WORK REQUIRED: Search the material below for the word "this" and copy every line in which it occurs.

DATA SHOWN:
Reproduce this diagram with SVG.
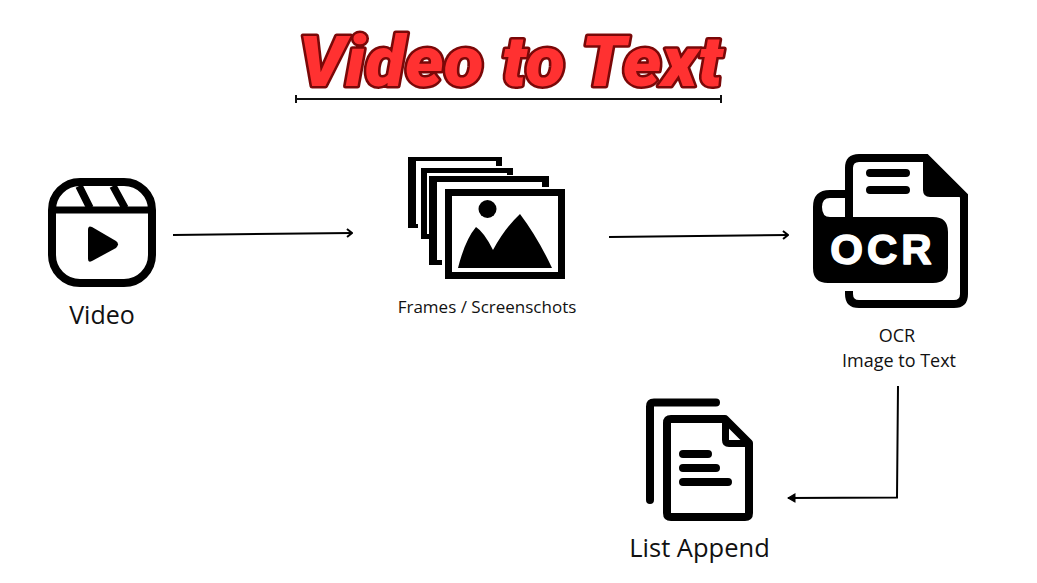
<svg xmlns="http://www.w3.org/2000/svg" width="1037" height="583" viewBox="0 0 1037 583">
<defs>
<style>
.lbl{font-family:"Open Sans","Noto Sans",sans-serif;fill:#111;text-anchor:middle}
.ico{fill:none;stroke:#000}
.con{fill:none;stroke:#000;stroke-width:2}
</style>
<marker id="open" viewBox="0 0 10 10" refX="9" refY="5" markerWidth="5" markerHeight="5" orient="auto"><path d="M4 1L9 5L4 9" fill="none" stroke="#000" stroke-width="2"/></marker>
<marker id="solid" viewBox="0 0 10 10" refX="9" refY="5" markerWidth="5" markerHeight="5" orient="auto"><path d="M2 1L9 5L2 9Z" fill="#000" stroke="#000"/></marker>
</defs>
<rect width="1037" height="583" fill="#fff"/>
<g id="title">
<text x="510.5" y="86" text-anchor="middle" font-family="Roboto,'Liberation Sans',sans-serif" font-weight="900" font-style="italic" font-size="70" textLength="424" lengthAdjust="spacingAndGlyphs" fill="#ff3131" stroke="#7a0808" stroke-width="5" stroke-linejoin="round" paint-order="stroke">Video to Text</text>
<path d="M296 99H721M296 95V103M721 95V103" fill="none" stroke="#111" stroke-width="2"/>
</g>
<g id="video">
<rect class="ico" x="52" y="182" width="100" height="101" rx="28" stroke-width="8"/>
<path class="ico" d="M52 210H152" stroke-width="7"/>
<path class="ico" d="M79 186L90 208M113 186L125 208" stroke-width="7.500"/>
<path d="M88 230Q88 225 92 227L116 241Q120 244 116 248L92 261Q88 263 88 259Z" fill="#000"/>
<text class="lbl" x="102" y="324" font-size="25">Video</text>
</g>
<g id="frames">
<path d="M408 157H502V166H496V161H416V224H418V228H408Z" fill="#000"/>
<path d="M421 168H513V175H507V173H427V234H429V239H421Z" fill="#000"/>
<path d="M429 176H549V187H542V182H437V260H442V265H429Z" fill="#000"/>
<rect class="ico" x="448.500" y="192.500" width="113" height="83" stroke-width="7"/>
<circle cx="487.500" cy="209" r="9" fill="#000"/>
<path d="M458 268Q465 240 476 227Q484 232 493 250Q505 228 520 214Q538 238 552 268Z" fill="#000"/>
<text class="lbl" x="487" y="313" font-size="17">Frames / Screenschots</text>
</g>
<g id="ocr">
<path class="ico" d="M849 218V168Q849 158 859 158H926L964 196V294Q964 304 954 304H859Q849 304 849 294V291" stroke-width="8"/>
<path d="M923 156L968 197H930Q923 197 923 190Z" fill="#000"/>
<path d="M870 173H906M870 190H906" class="ico" stroke-width="8" stroke-linecap="round"/>
<path fill-rule="evenodd" d="M849 190H830Q813 190 813 207V268Q813 283 828 283H933Q948 283 948 268V232Q948 217 933 217H849ZM845 198H830Q822 198 822 207Q822 217 830 217H845Z" fill="#000"/>
<text x="883" y="264" text-anchor="middle" font-family="'Liberation Sans',sans-serif" font-weight="700" font-size="42" letter-spacing="4" fill="#fff" stroke="#fff" stroke-width="1.500" stroke-linejoin="round">OCR</text>
<text class="lbl" x="897" y="342" font-size="18">OCR</text>
<text class="lbl" x="899" y="367" font-size="18">Image to Text</text>
</g>
<g id="list">
<path class="ico" d="M716 402.500H654Q650 402.500 650 406.500V500" stroke-width="8" stroke-linecap="round"/>
<path class="ico" d="M671 419H725L749 443V513Q749 517 745 517H671Q667 517 667 513V423Q667 419 671 419Z" stroke-width="8" stroke-linejoin="round"/>
<path class="ico" d="M725.500 419V440Q725.500 443.500 729 443.500H749" stroke-width="7"/>
<path class="ico" d="M683 454H708M683 468H716M683 482H728" stroke-width="8" stroke-linecap="round"/>
<text class="lbl" x="699.500" y="557" font-size="25.500">List Append</text>
</g>
<g id="connectors">
<path class="con" d="M173 235L352 233" marker-end="url(#open)"/>
<path class="con" d="M609 237L788 235" marker-end="url(#open)"/>
<path class="con" d="M898 386L897 497.500L788 498" marker-end="url(#solid)"/>
</g>
</svg>
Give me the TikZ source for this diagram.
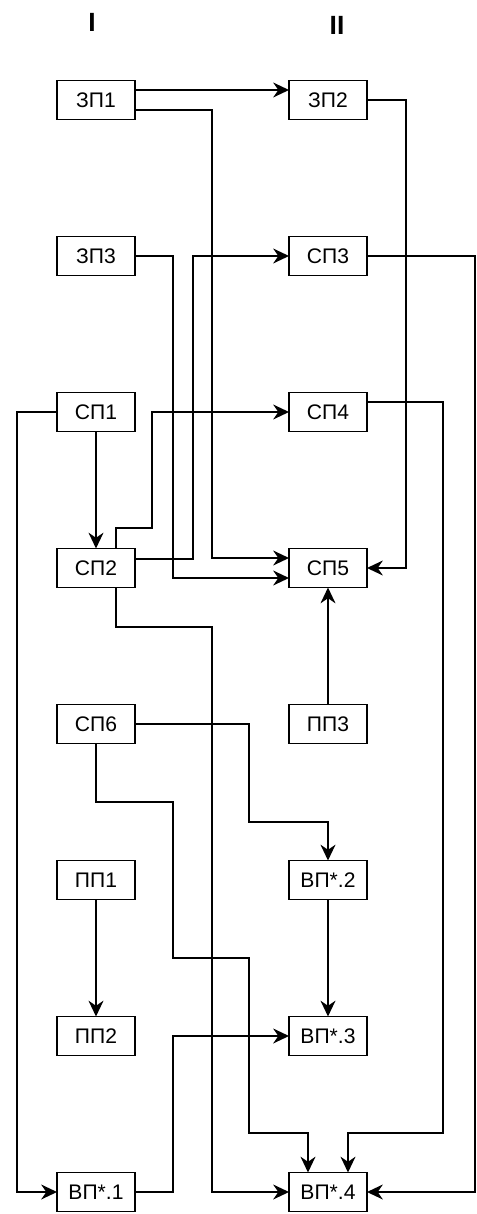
\documentclass[tikz,border=0pt]{standalone}
\usepackage{fontspec}
\setmainfont{Liberation Sans}
\usetikzlibrary{arrows.meta, positioning}
\tikzset{
    box/.style={rectangle, draw, line width=1pt, outer sep=0pt, minimum width=1.56cm, minimum height=0.78cm, text centered, font=\fontsize{12}{14}\selectfont},
    arrow/.style={line width=1pt,-{Stealth[length=9pt,width=8.5pt]}},
    head/.style={font=\fontsize{15}{18}\selectfont\bfseries}
}

\begin{document}
\begin{tikzpicture}[node distance=2.34cm and 3.08cm]
    \useasboundingbox (0,0) rectangle (9.54,-24.28);
    \node (colI) [head] at (1.84,-0.45) {I};
    \node (colII) [head] at (6.74,-0.5) {II};

    \node (zp1) [box] at (1.92,-2.0) {ЗП1};
    \node (zp2) [box, right=of zp1] {ЗП2};
    \node (zp3) [box, below=of zp1] {ЗП3};
    \node (sp3) [box, right=of zp3] {СП3};
    \node (sp1) [box, below=of zp3] {СП1};
    \node (sp4) [box, right=of sp1] {СП4};
    \node (sp2) [box, below=of sp1] {СП2};
    \node (sp5) [box, right=of sp2] {СП5};
    \node (sp6) [box, below=of sp2] {СП6};
    \node (pp3) [box, right=of sp6] {ПП3};
    \node (pp1) [box, below=of sp6] {ПП1};
    \node (vp2) [box, right=of pp1] {ВП*.2};
    \node (pp2) [box, below=of pp1] {ПП2};
    \node (vp3) [box, right=of pp2] {ВП*.3};
    \node (vp1) [box, below=of pp2] {ВП*.1};
    \node (vp4) [box, right=of vp1] {ВП*.4};

    \draw [arrow] ([yshift=0.2cm]zp1.east) -- ([yshift=0.2cm]zp2.west);
    \draw [arrow] ([yshift=-0.2cm]zp1.east) -| (4.24,-11.16) -- ([yshift=0.2cm]sp5.west);
    \draw [arrow] (zp2.east) -| (8.12,-11.36) -- (sp5.east);
    \draw [arrow] (zp3.east) -| (3.46,-11.56) -- ([yshift=-0.2cm]sp5.west);
    \draw [arrow] ([yshift=0.18cm]sp2.east) -| (3.86,-5.12) -- (sp3.west);
    \draw [arrow] (sp3.east) -| (9.5,-23.84) -- (vp4.east);
    \draw [arrow] (sp1.west) -| (0.34,-23.84) -- (vp1.west);
    \draw [arrow] (sp1) -- (sp2);
    \draw [arrow] ([xshift=0.4cm]sp2.north) |- (3.04,-10.56) |- (sp4.west);
    \draw [arrow] ([yshift=0.2cm]sp4.east) -| (8.86,-22.66) -| ([xshift=0.4cm]vp4.north);
    \draw [arrow] ([xshift=0.4cm]sp2.south) |- (4.24,-12.54) |- (vp4.west);
    \draw [arrow] (pp3) -- (sp5);
    \draw [arrow] (sp6.east) -| (4.98,-16.44) -| (vp2.north);
    \draw [arrow] (sp6.south) |- (3.46,-16.04) |- (4.98,-19.16) -- (4.98,-22.66) -| ([xshift=-0.4cm]vp4.north);
    \draw [arrow] (pp1) -- (pp2);
    \draw [arrow] (vp2) -- (vp3);
    \draw [arrow] (vp1.east) -| (3.46,-20.72) -- (vp3.west);
\end{tikzpicture}
\end{document}
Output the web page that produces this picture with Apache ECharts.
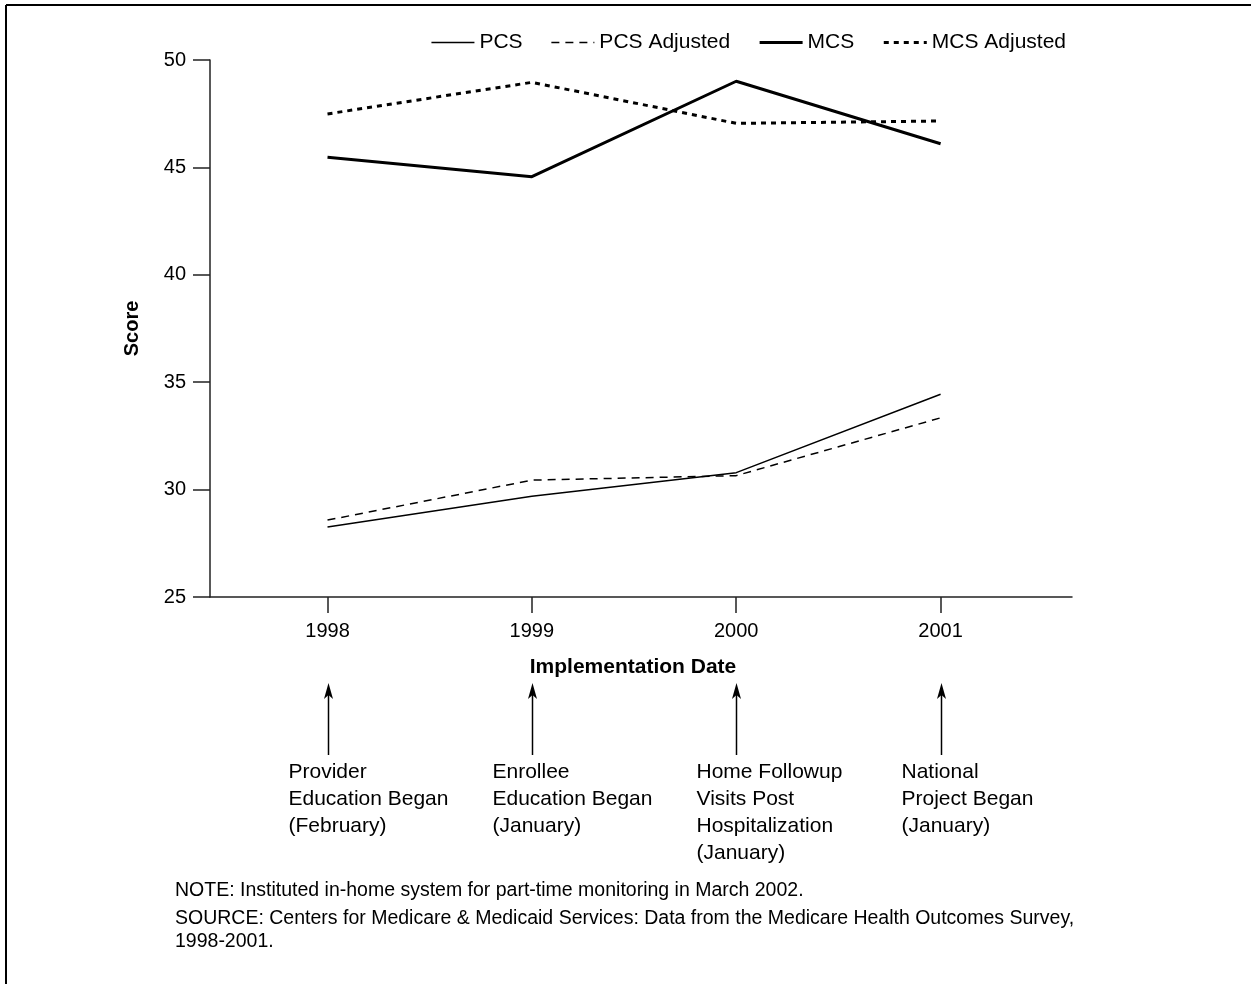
<!DOCTYPE html>
<html>
<head>
<meta charset="utf-8">
<script src="https://cdn.jsdelivr.net/npm/echarts@6/dist/echarts.min.js"></script>
<style>
html,body{margin:0;padding:0;background:#fff;}
#chart{width:1251px;height:984px;}
</style>
</head>
<body>
<div id="chart"></div>
<script>
const years = [1998, 1999, 2000, 2001];
const pcs = [28.26, 29.69, 30.79, 34.44];
const pcsAdjusted = [28.58, 30.44, 30.65, 33.34];
const mcs = [45.47, 44.57, 49.01, 46.10];
const mcsAdjusted = [47.49, 48.96, 47.05, 47.16];
const yTicks = [25, 30, 35, 40, 45, 50];
const seriesNames = ['PCS', 'PCS Adjusted', 'MCS', 'MCS Adjusted'];
const annotations = [
  ['Provider', 'Education Began', '(February)'],
  ['Enrollee', 'Education Began', '(January)'],
  ['Home Followup', 'Visits Post', 'Hospitalization', '(January)'],
  ['National', 'Project Began', '(January)']
];
const noteText = 'NOTE: Instituted in-home system for part-time monitoring in March 2002.';
const sourceText = 'SOURCE: Centers for Medicare & Medicaid Services: Data from the Medicare Health Outcomes Survey,\n1998-2001.';

const FONT = '"Liberation Sans", Arial, sans-serif';
const pairs = arr => years.map((y, i) => [y, arr[i]]);
const styles = [
  {color: '#000', width: 1.5, type: 'solid'},
  {color: '#000', width: 1.5, type: [8, 6]},
  {color: '#000', width: 3, type: 'solid'},
  {color: '#000', width: 3, type: [5, 5]}
];
const values = [pcs, pcsAdjusted, mcs, mcsAdjusted];

const chart = echarts.init(document.getElementById('chart'), null, {renderer: 'canvas'});

const option = {
  animation: false,
  backgroundColor: '#fff',
  textStyle: {fontFamily: FONT, color: '#000'},
  grid: {left: 210, right: 179, top: 60, bottom: 387},
  legend: {
    right: 180, top: 27,
    itemWidth: 43, itemHeight: 14, itemGap: 28,
    itemStyle: {opacity: 0},
    textStyle: {fontFamily: FONT, fontSize: 21, color: '#000'},
    data: seriesNames.map((n, i) => ({name: n, lineStyle: {width: styles[i].width, type: styles[i].type, color: '#000'}}))
  },
  xAxis: {
    type: 'value', min: 1997.425, max: 2001.643,
    name: 'Implementation Date', nameLocation: 'middle', nameGap: 60,
    nameTextStyle: {fontFamily: FONT, fontSize: 21, fontWeight: 'bold', color: '#000', padding: [0, 16, 0, 0]},
    axisLine: {show: true, lineStyle: {color: '#222', width: 1.5}},
    axisTick: {show: true, length: 16, lineStyle: {color: '#222', width: 1.5}, customValues: years},
    axisLabel: {fontFamily: FONT, fontSize: 20, color: '#000', margin: 24, customValues: years, formatter: v => String(v)},
    splitLine: {show: false}
  },
  yAxis: {
    type: 'value', min: 25, max: 50, interval: 5,
    name: 'Score', nameLocation: 'middle', nameGap: 68, nameRotate: 90,
    nameTextStyle: {fontFamily: FONT, fontSize: 20, fontWeight: 'bold', color: '#000'},
    axisLine: {show: true, lineStyle: {color: '#222', width: 1.5}},
    axisTick: {show: true, length: 17, lineStyle: {color: '#222', width: 1.5}},
    axisLabel: {fontFamily: FONT, fontSize: 20, color: '#000', margin: 24},
    splitLine: {show: false}
  },
  series: seriesNames.map((n, i) => ({
    name: n, type: 'line', data: pairs(values[i]), symbol: 'none',
    lineStyle: styles[i], itemStyle: {color: '#000'}
  }))
};
chart.setOption(option);

function buildGraphics() {
  const els = [];
  // frame
  els.push({type: 'line', shape: {x1: 6, y1: 5, x2: 1251, y2: 5}, style: {stroke: '#000', lineWidth: 2}});
  els.push({type: 'line', shape: {x1: 6, y1: 5, x2: 6, y2: 984}, style: {stroke: '#000', lineWidth: 2}});
  years.forEach((yr, i) => {
    const x = Math.round(chart.convertToPixel({xAxisIndex: 0}, yr)) + 0.5;
    els.push({type: 'line', shape: {x1: x, y1: 755, x2: x, y2: 694}, style: {stroke: '#000', lineWidth: 1.5}});
    els.push({type: 'polygon', shape: {points: [[x, 683], [x - 4.5, 699], [x, 695], [x + 4.5, 699]]}, style: {fill: '#000'}});
    els.push({type: 'text', x: x - 40, y: 759,
      style: {text: annotations[i].join('\n'), font: '21px ' + FONT, fill: '#000', lineHeight: 27, textVerticalAlign: 'top', textAlign: 'left'}});
  });
  els.push({type: 'text', x: 175, y: 881, style: {text: noteText, font: '19.5px ' + FONT, fill: '#000', textAlign: 'left', textVerticalAlign: 'top'}});
  els.push({type: 'text', x: 175, y: 907, style: {text: sourceText, font: '19.5px ' + FONT, fill: '#000', lineHeight: 23, textAlign: 'left', textVerticalAlign: 'top'}});
  chart.setOption({graphic: {elements: els}});
}
buildGraphics();
</script>
</body>
</html>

WRITTEN ANSWER:
Reproduce this diagram with SVG.
Give me the TikZ source for this diagram.
Output the web page that produces this picture with Apache ECharts.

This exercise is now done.